When a child is not YOURS it is basically like taking a strange kid off the street and trying to love them...you dont know them...they are like an intruder to your life and a threat to how YOU want to live your life with dh/so and your own bio kids. NO WOMAN wants to have to deal with someone elses kids (responsibilities, problems, etc) lets be honest with ourselves. We want to be with a man and have kids with him not INHERIT kids that we did not give birth to and can shape and discipline etc. Being a stepparent is a nightmare 99% of the time. You have to deal with kids in your life, in your business, no privacy etc and you have NO CONTROL OR SAY over them and how they act etc. (for the most part anyways) and that SUCKS!!!!

Sooo...in essence please dont feel guilty and bad for not liking/loving SD....it may never happen and that is ok!!! You are NOT alone in this...there are millions of women/men who feel this way and it is PERFECTLY NORMAL!!!

smdh's picture

As someone who can't have children of my own and adopted a child, this breaks my heart. There are so many lovig couples out there wanting to adopt a child. And most of the mothers putting their infants up for adoption are doing it because they want a better life for their child. A life they can't give them. We had to be screened pretty heavily to be able to adopt. This poor child was put up for adotpion only to have the people who adopted her split up, the mother (and father for all intents and purposes )abandon her and to be left with a grandparent. Then she is taken from that grandparent and put in a situation with another baby who is being doted upon.

I understand your feelings. You didn't make this mess any more than the rest of us made the mess with our skids, but I feel sorry for this little girl. She's been passed around like a hot potato only to find herself in the backseat, spending most of her time with a woman who'd rather she not exist. Maybe her birthmother couldn't afford her. Or maybe she was single and didn't think she could give her a good life, but she probably loved her.

Edited to say, your feelings are normal. I'm not bashing you or saying you're a bad person. I'm just trying to give you some insight into what this little girl is feeling. You don't have a BM shaping her. You have power here to turn her into something. You don't have to love her to do that, but you have to accept and respect that she was intentionally brought into your dh's life. She wasn't an accidental pregnancy.

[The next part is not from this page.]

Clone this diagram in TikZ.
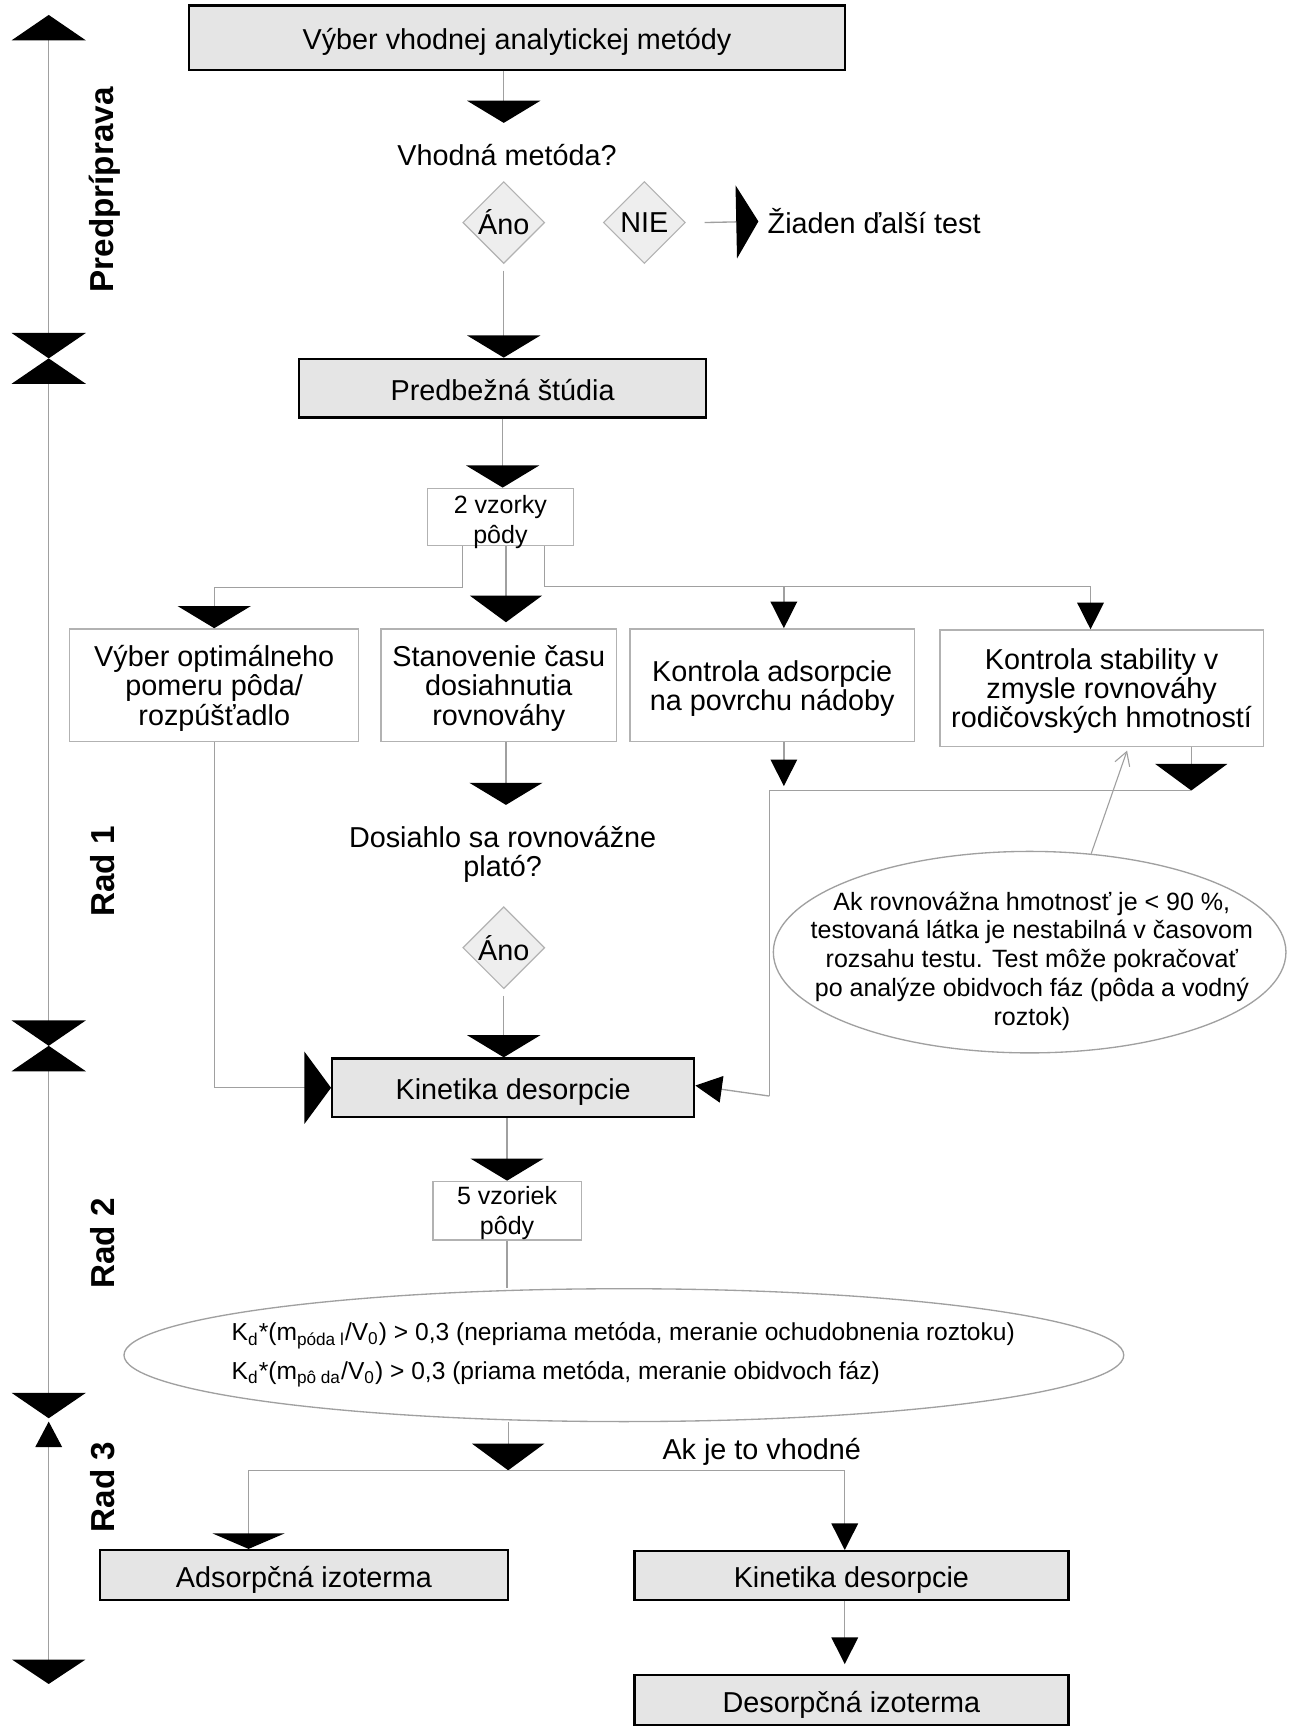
\documentclass[tikz,border=0pt]{standalone}
\usepackage{fontspec}
\setmainfont{Liberation Sans}
\usepackage{xcolor}
\definecolor{boxgray}{RGB}{229,229,229}
\definecolor{diafill}{RGB}{238,238,238}
\definecolor{linegray}{RGB}{160,160,160}
\definecolor{rimgray}{RGB}{178,178,178}
\usepackage{tikz}
\usetikzlibrary{shapes.geometric, arrows.meta, positioning}

\begin{document}
\begin{tikzpicture}[x=0.5pt, y=-0.5pt,
    txt/.style={font=\fontsize{13}{13.3}\selectfont, align=center},
    smalltxt/.style={font=\fontsize{11.3}{13.5}\selectfont, align=center},
    mainbox/.style={draw=black, line width=1pt, fill=boxgray, inner sep=0pt, txt, text height=14pt, text depth=3pt},
    lightbox/.style={draw=rimgray, line width=0.6pt, fill=white, inner sep=0pt},
    answer/.style={diamond, draw=rimgray, line width=0.5pt, fill=diafill, inner sep=0pt, minimum size=37pt, txt},
    phase/.style={rotate=90, font=\bfseries\fontsize{15}{17}\selectfont},
    conn/.style={draw=linegray, line width=0.6pt},
    bigarr/.style={arrows={-{Triangle[width=33pt,length=10pt,color=black,fill=black]}}},
    deeparr/.style={arrows={-{Triangle[width=32.5pt,length=12pt,color=black,fill=black]}}},
    flatarr/.style={arrows={-{Triangle[width=32.5pt,length=7pt,color=black,fill=black]}}},
    smallarr/.style={arrows={-{Triangle[width=12pt,length=12pt,color=black,fill=black]}}},
    ptrarr/.style={arrows={-{Straight Barb[length=6pt,width=7pt]}}},
    axboth/.style={arrows={{Triangle[width=33.5pt,length=11.5pt,color=black,fill=black]}-{Triangle[width=33.5pt,length=11.5pt,color=black,fill=black]}}},
    axlast/.style={arrows={{Triangle[width=12pt,length=11.5pt,color=black,fill=black]}-{Triangle[width=33pt,length=11pt,color=black,fill=black]}}}
  ]
  \path[use as bounding box, fill=white] (0,0) rectangle (1173,1568);

  \draw[conn, axboth] (44,13.5) -- (44,323.7);
  \draw[conn, axboth] (44,323.7) -- (44,944.6);
  \draw[conn, axboth] (44,944.6) -- (44,1281);
  \draw[conn, axlast] (44,1284) -- (44,1521);
  \node[phase] (pred) at (95,171.5) {Predpríprava};
  \node[phase] (rad1) at (93,787) {Rad 1};
  \node[phase] (rad2) at (93,1123) {Rad 2};
  \node[phase] (rad3) at (93,1343) {Rad 3};

  \node[mainbox, minimum width=296pt, minimum height=29pt] (top) at (467,34) {Výber vhodnej analytickej metódy};
  \node[txt] (vq) at (458,140) {Vhodná metóda?};
  \node[answer] (ano1) at (455,201) {Áno};
  \node[answer] (nie) at (582,201) {NIE};
  \node[txt, anchor=west, inner sep=0pt] (notest) at (693,200) {Žiaden ďalší test};
  \node[mainbox, minimum width=184pt, minimum height=26.5pt] (pre) at (454,350.5) {Predbežná štúdia};
  \node[lightbox, smalltxt, text height=24pt, text depth=0pt, minimum width=66pt, minimum height=26pt] (vz2) at (452,467) {2 vzorky\\pôdy};

  \node[lightbox, txt, text depth=-1.3pt, minimum width=130.5pt, minimum height=51pt] (boxA) at (193.5,619) {Výber optimálneho\\pomeru pôda/\\rozpúšťadlo};
  \node[lightbox, txt, text depth=-1.3pt, minimum width=106.5pt, minimum height=51pt] (boxB) at (450.5,619) {Stanovenie času\\dosiahnutia\\rovnováhy};
  \node[lightbox, txt, text depth=-1.3pt, minimum width=128.5pt, minimum height=51pt] (boxC) at (697.5,619) {Kontrola adsorpcie\\na povrchu nádoby};
  \node[lightbox, txt, text depth=-1.3pt, minimum width=146pt, minimum height=52.5pt] (boxD) at (995,621.5) {Kontrola stability v\\zmysle rovnováhy\\rodičovských hmotností};

  \node[txt] (q2) at (454,771.5) {Dosiahlo sa rovnovážne\\plató?};
  \node[answer] (ano2) at (455,856) {Áno};
  \node[mainbox, minimum width=163.5pt, minimum height=26.5pt] (kin) at (463.5,982.5) {Kinetika desorpcie};

  \node[ellipse, draw=linegray, line width=0.6pt, fill=white, inner sep=0pt, minimum width=231.5pt, minimum height=91pt] (note) at (930,860) {};
  \node[font=\fontsize{11.3}{13}\selectfont, align=center] (notetext) at (932,868) {Ak rovnovážna hmotnosť je < 90 \%,\\testovaná látka je nestabilná v časovom\\rozsahu testu. Test môže pokračovať\\po analýze obidvoch fáz (pôda a vodný\\roztok)};

  \node[lightbox, smalltxt, text depth=-1.6pt, minimum width=67pt, minimum height=26.5pt] (vz5) at (458,1093.5) {5 vzoriek\\pôdy};
  \node[ellipse, draw=linegray, line width=0.6pt, fill=white, inner sep=0pt, minimum width=451.5pt, minimum height=60pt] (kd) at (563.5,1224) {};
  \node[font=\fontsize{11.1}{17.5}\selectfont, align=left] (kdtext) at (563,1224) {K\textsubscript{d}*(m\textsubscript{póda l}/V\textsubscript{0}) > 0,3 (nepriama metóda, meranie ochudobnenia roztoku)\\K\textsubscript{d}*(m\textsubscript{pô da}/V\textsubscript{0}) > 0,3 (priama metóda, meranie obidvoch fáz)};

  \node[txt] (cond) at (688,1311) {Ak je to vhodné};
  \node[mainbox, minimum width=184.5pt, minimum height=22.5pt] (adso) at (274.5,1422.5) {Adsorpčná izoterma};
  \node[mainbox, minimum width=196pt, minimum height=22pt] (kin2) at (769,1423) {Kinetika desorpcie};
  \node[mainbox, minimum width=196pt, minimum height=22.5pt] (deso) at (769,1535.5) {Desorpčná izoterma};

  \coordinate (c1) at (455,111);
  \coordinate (c2) at (457,727);
  \coordinate (c3) at (457,562);
  \coordinate (c4) at (708,710);
  \coordinate (c5) at (763,1503);
  \coordinate (jc) at (708,530);
  \coordinate (jr) at (985,530);
  \coordinate (jd) at (1076,714);
  \coordinate (jk) at (695,990);
  \coordinate (jb) at (459,1328);
  \coordinate (ptr) at (1018,678);

  \draw[conn, bigarr] (c1 |- top.south) -- (c1);
  \draw[conn, bigarr] ([yshift=-3pt]ano1.south) -- (ano1.south |- pre.north);
  \draw[conn, bigarr] ([xshift=8.5pt]nie.east) -- ([xshift=-4pt]notest.west);
  \draw[conn, bigarr] (pre.south) -- (pre.south |- vz2.north);
  \draw[conn, bigarr] ([xshift=-17pt]vz2.south) -- ++(0,-18.5pt) -| (boxA.north);
  \draw[conn, deeparr] (c3 |- vz2.south) -- (c3);
  \draw[conn] ([xshift=20pt]vz2.south) |- (jr);
  \draw[conn, smallarr] (jc) -- (jc |- boxC.north);
  \draw[conn, smallarr] (jr) -- (jr |- boxD.north);
  \draw[conn, deeparr] (boxA.south) |- (kin.west);
  \draw[conn, bigarr] (c2 |- boxB.south) -- (c2);
  \draw[conn, bigarr] ([yshift=-3pt]ano2.south) -- (ano2.south |- kin.north);
  \draw[conn, smallarr] (c4 |- boxC.south) -- (c4);
  \draw[conn, deeparr] (jd |- boxD.south) -- (jd);
  \draw[conn] (jd) -| (jk);
  \draw[conn, smallarr] (jk) -- ([yshift=1pt]kin.east);
  \draw[conn, line width=0.5pt, ptrarr] (note.58) -- (ptr);
  \draw[conn, bigarr] (vz5.north |- kin.south) -- (vz5.north);
  \draw[conn] (vz5.south) -- (vz5.south |- kd.north);
  \draw[conn, deeparr] (jb |- kd.south) -- (jb);
  \draw[conn, flatarr] (jb) -| ([xshift=-25pt]adso.north);
  \draw[conn, smallarr] (jb) -| ([xshift=-3pt]kin2.north);
  \draw[conn, smallarr] (c5 |- kin2.south) -- (c5);
\end{tikzpicture}
\end{document}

hardlifeisnormal's picture

You don't have to love your SD so don't feel guilty about it. I actually like my SD (she likes to garden where my own don't so we spend time together in the yard that way), but I don't love her, that's an unnatural and unreasonable expectation within a short time frame. Even the best stepmoms, or model biomoms, admit to negativity at times. You're in a really good position, the fact that she calls you mum too. It means SD appreciates you; she may have even been dreaming about this happening and this may be a dream come true for her. You're over protection of your own child vs your SD is the only thing I see that although normal at first could become unhealthy later. They are sisters afterall and should anything happen to you in the future, her sister is the person she will look to for help/comfort. So you should nuture and shape that relationship into a positive and loving one while staying out of it. Don't worry, although jealousy (which is normal) and fatigue (which is normal for ALL moms) have appeared to set in, this is still new for you and you seem earnest doing the right thing and making good things happen. It will if you steer the course.